How Mycobacterium avium paratuberculosis is affected by the composting process
Bonhotal, Jean; Schwarz, Mary; Stehman, Susan M.
The management of livestock manure has become increasingly important. Farms are separating, digesting and/or composting to create a value-added product that can either be used on site or sold off-farm. Regardless of the use, disinfection of this animal waste is important to the health of animals and humans. The high temperatures of composting have been shown to inactivate enteric pathogen indicator species such as E. coli but questions remain as to its ability to inactivate hardier pathogens such as Mycobacterium avium paratuberculosis (MAP). MAP, the causal agent of Johne’s disease, is associated with economic losses worldwide. The disease is transmitted among livestock by the fecal-oral route, thus application of contaminated manure, slurry or compost to grazing or cropland could contribute to the spread of the disease. Manure from a Johne’s free farm was mixed with manure from a heavily shedding cow and formed into a windrow.

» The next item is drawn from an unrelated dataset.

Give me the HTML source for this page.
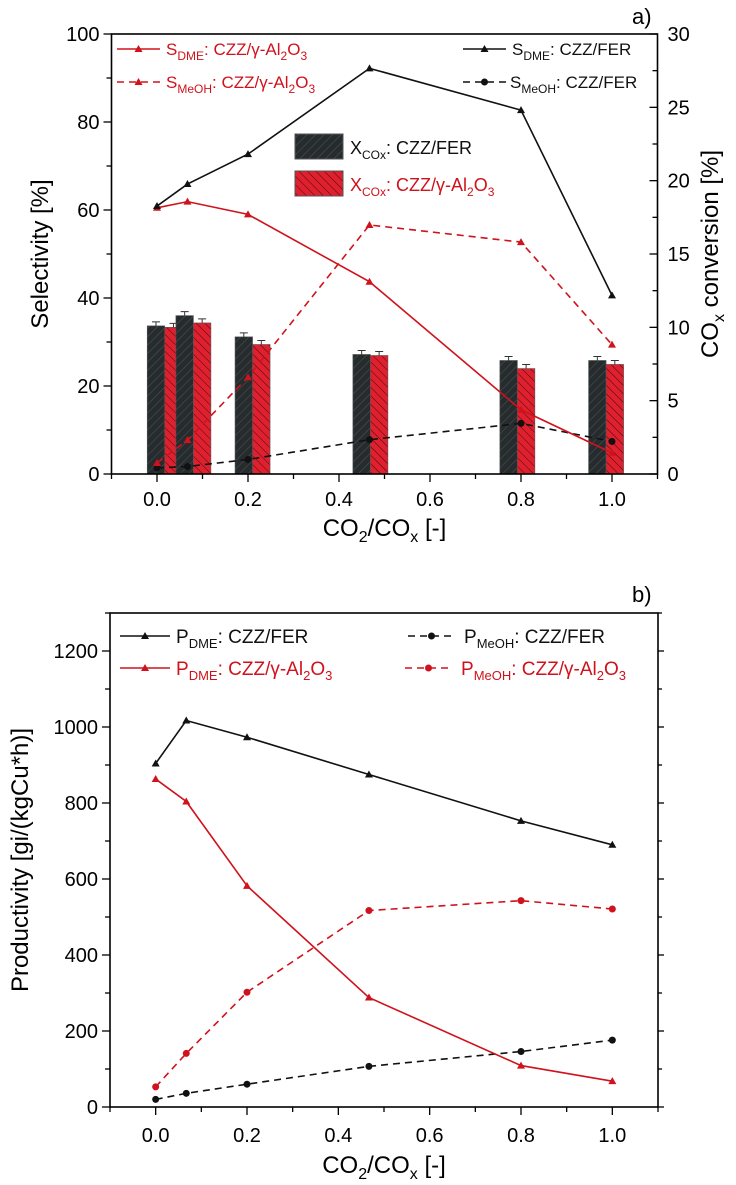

The windrow was turned weekly and temperatures reached > 55oC for the course of the study. Thermophilic composting rendered MAP un-culturable as early as 5 days into the composting process and it remained un-culturable through day 70.
animal waste disinfection; composting; manure; Mycobacterium avium paratuberculosis
Previously Published As
Bonhotal, J, Schwarz, M and Stehman, SM. How Mycobacterium avium paratuberculois is affected by the composting process. Trends in Animal & Veterinary Sciences Journal. 2011. 2(1):5-10.